Provided material:
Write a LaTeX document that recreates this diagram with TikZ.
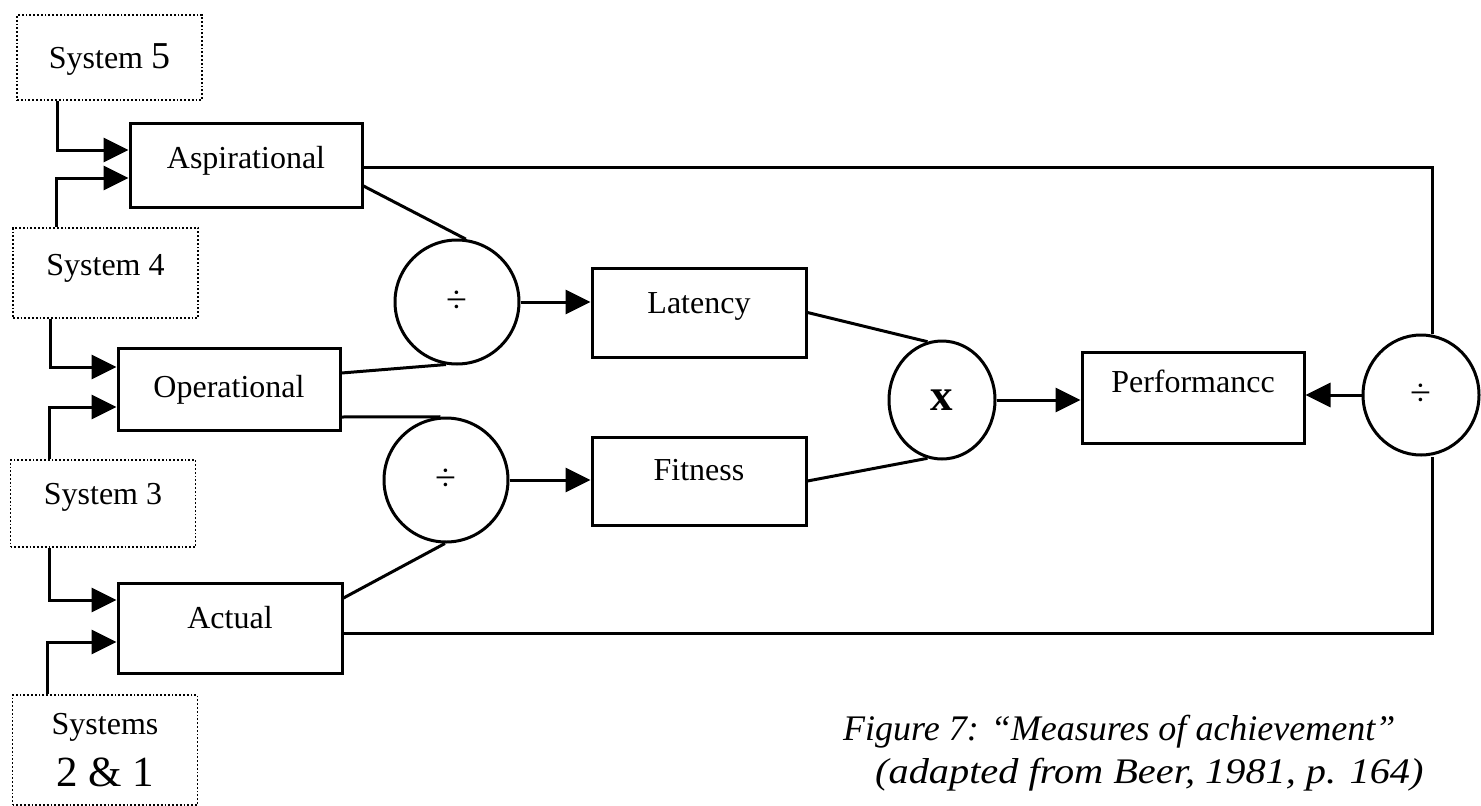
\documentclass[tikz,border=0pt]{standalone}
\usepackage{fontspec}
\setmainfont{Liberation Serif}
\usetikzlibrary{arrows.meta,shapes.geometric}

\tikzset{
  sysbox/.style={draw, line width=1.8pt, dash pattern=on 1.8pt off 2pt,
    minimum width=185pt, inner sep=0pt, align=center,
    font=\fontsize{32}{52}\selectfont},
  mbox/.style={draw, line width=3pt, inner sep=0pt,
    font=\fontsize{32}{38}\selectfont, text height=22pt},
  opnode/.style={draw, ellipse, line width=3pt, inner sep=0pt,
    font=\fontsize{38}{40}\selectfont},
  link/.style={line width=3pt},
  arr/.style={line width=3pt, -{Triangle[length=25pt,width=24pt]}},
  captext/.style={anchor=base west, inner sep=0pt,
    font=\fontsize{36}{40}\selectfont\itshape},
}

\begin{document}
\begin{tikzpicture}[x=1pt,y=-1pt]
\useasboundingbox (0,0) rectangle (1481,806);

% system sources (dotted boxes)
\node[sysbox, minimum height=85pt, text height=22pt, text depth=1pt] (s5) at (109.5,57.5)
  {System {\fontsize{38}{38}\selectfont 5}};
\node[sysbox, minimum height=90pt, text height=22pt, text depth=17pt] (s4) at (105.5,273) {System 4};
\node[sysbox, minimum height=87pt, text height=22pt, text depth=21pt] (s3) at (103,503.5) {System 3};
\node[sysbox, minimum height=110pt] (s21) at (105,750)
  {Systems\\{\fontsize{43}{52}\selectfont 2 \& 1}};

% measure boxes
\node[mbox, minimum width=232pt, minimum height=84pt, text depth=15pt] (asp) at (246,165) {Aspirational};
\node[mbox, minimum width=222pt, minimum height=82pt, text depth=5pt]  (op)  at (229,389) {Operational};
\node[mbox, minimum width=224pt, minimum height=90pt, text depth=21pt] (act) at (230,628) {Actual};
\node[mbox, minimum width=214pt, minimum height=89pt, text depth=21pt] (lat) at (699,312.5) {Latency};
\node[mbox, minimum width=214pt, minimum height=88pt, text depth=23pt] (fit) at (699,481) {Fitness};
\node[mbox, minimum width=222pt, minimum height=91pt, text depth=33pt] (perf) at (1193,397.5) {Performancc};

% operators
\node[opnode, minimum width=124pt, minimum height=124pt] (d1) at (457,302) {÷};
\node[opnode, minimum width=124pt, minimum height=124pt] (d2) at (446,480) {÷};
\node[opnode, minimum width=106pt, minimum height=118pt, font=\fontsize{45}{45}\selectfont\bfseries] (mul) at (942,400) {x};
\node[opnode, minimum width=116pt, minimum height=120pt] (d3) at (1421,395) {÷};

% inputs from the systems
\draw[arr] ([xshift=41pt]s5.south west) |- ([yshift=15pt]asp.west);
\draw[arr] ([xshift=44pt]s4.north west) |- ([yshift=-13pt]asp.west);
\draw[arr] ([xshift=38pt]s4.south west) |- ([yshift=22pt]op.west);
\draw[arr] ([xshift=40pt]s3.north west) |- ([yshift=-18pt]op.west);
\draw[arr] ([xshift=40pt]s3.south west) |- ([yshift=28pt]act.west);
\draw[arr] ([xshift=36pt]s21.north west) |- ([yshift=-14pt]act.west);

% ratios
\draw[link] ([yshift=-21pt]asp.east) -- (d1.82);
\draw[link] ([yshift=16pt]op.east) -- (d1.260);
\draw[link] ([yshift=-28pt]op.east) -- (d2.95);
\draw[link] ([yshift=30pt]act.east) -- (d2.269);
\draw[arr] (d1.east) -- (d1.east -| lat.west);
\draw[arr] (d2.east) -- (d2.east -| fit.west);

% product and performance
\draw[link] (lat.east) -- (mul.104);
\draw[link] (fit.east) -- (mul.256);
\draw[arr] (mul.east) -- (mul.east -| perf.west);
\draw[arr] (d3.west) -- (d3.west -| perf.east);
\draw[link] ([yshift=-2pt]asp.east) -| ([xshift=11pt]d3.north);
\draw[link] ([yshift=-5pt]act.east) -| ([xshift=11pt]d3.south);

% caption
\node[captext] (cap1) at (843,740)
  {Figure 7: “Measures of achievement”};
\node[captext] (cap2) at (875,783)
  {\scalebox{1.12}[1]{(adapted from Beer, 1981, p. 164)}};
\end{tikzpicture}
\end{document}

Required work:
Repeat the data exactly, without the pictures.

Final answer:
Write a LaTeX document that recreates this diagram with TikZ.
\documentclass[tikz,border=0pt]{standalone}
\usepackage{fontspec}
\setmainfont{Liberation Serif}
\usetikzlibrary{arrows.meta,shapes.geometric}

\tikzset{
  sysbox/.style={draw, line width=1.8pt, dash pattern=on 1.8pt off 2pt,
    minimum width=185pt, inner sep=0pt, align=center,
    font=\fontsize{32}{52}\selectfont},
  mbox/.style={draw, line width=3pt, inner sep=0pt,
    font=\fontsize{32}{38}\selectfont, text height=22pt},
  opnode/.style={draw, ellipse, line width=3pt, inner sep=0pt,
    font=\fontsize{38}{40}\selectfont},
  link/.style={line width=3pt},
  arr/.style={line width=3pt, -{Triangle[length=25pt,width=24pt]}},
  captext/.style={anchor=base west, inner sep=0pt,
    font=\fontsize{36}{40}\selectfont\itshape},
}

\begin{document}
\begin{tikzpicture}[x=1pt,y=-1pt]
\useasboundingbox (0,0) rectangle (1481,806);

% system sources (dotted boxes)
\node[sysbox, minimum height=85pt, text height=22pt, text depth=1pt] (s5) at (109.5,57.5)
  {System {\fontsize{38}{38}\selectfont 5}};
\node[sysbox, minimum height=90pt, text height=22pt, text depth=17pt] (s4) at (105.5,273) {System 4};
\node[sysbox, minimum height=87pt, text height=22pt, text depth=21pt] (s3) at (103,503.5) {System 3};
\node[sysbox, minimum height=110pt] (s21) at (105,750)
  {Systems\\{\fontsize{43}{52}\selectfont 2 \& 1}};

% measure boxes
\node[mbox, minimum width=232pt, minimum height=84pt, text depth=15pt] (asp) at (246,165) {Aspirational};
\node[mbox, minimum width=222pt, minimum height=82pt, text depth=5pt]  (op)  at (229,389) {Operational};
\node[mbox, minimum width=224pt, minimum height=90pt, text depth=21pt] (act) at (230,628) {Actual};
\node[mbox, minimum width=214pt, minimum height=89pt, text depth=21pt] (lat) at (699,312.5) {Latency};
\node[mbox, minimum width=214pt, minimum height=88pt, text depth=23pt] (fit) at (699,481) {Fitness};
\node[mbox, minimum width=222pt, minimum height=91pt, text depth=33pt] (perf) at (1193,397.5) {Performancc};

% operators
\node[opnode, minimum width=124pt, minimum height=124pt] (d1) at (457,302) {÷};
\node[opnode, minimum width=124pt, minimum height=124pt] (d2) at (446,480) {÷};
\node[opnode, minimum width=106pt, minimum height=118pt, font=\fontsize{45}{45}\selectfont\bfseries] (mul) at (942,400) {x};
\node[opnode, minimum width=116pt, minimum height=120pt] (d3) at (1421,395) {÷};

% inputs from the systems
\draw[arr] ([xshift=41pt]s5.south west) |- ([yshift=15pt]asp.west);
\draw[arr] ([xshift=44pt]s4.north west) |- ([yshift=-13pt]asp.west);
\draw[arr] ([xshift=38pt]s4.south west) |- ([yshift=22pt]op.west);
\draw[arr] ([xshift=40pt]s3.north west) |- ([yshift=-18pt]op.west);
\draw[arr] ([xshift=40pt]s3.south west) |- ([yshift=28pt]act.west);
\draw[arr] ([xshift=36pt]s21.north west) |- ([yshift=-14pt]act.west);

% ratios
\draw[link] ([yshift=-21pt]asp.east) -- (d1.82);
\draw[link] ([yshift=16pt]op.east) -- (d1.260);
\draw[link] ([yshift=-28pt]op.east) -- (d2.95);
\draw[link] ([yshift=30pt]act.east) -- (d2.269);
\draw[arr] (d1.east) -- (d1.east -| lat.west);
\draw[arr] (d2.east) -- (d2.east -| fit.west);

% product and performance
\draw[link] (lat.east) -- (mul.104);
\draw[link] (fit.east) -- (mul.256);
\draw[arr] (mul.east) -- (mul.east -| perf.west);
\draw[arr] (d3.west) -- (d3.west -| perf.east);
\draw[link] ([yshift=-2pt]asp.east) -| ([xshift=11pt]d3.north);
\draw[link] ([yshift=-5pt]act.east) -| ([xshift=11pt]d3.south);

% caption
\node[captext] (cap1) at (843,740)
  {Figure 7: “Measures of achievement”};
\node[captext] (cap2) at (875,783)
  {\scalebox{1.12}[1]{(adapted from Beer, 1981, p. 164)}};
\end{tikzpicture}
\end{document}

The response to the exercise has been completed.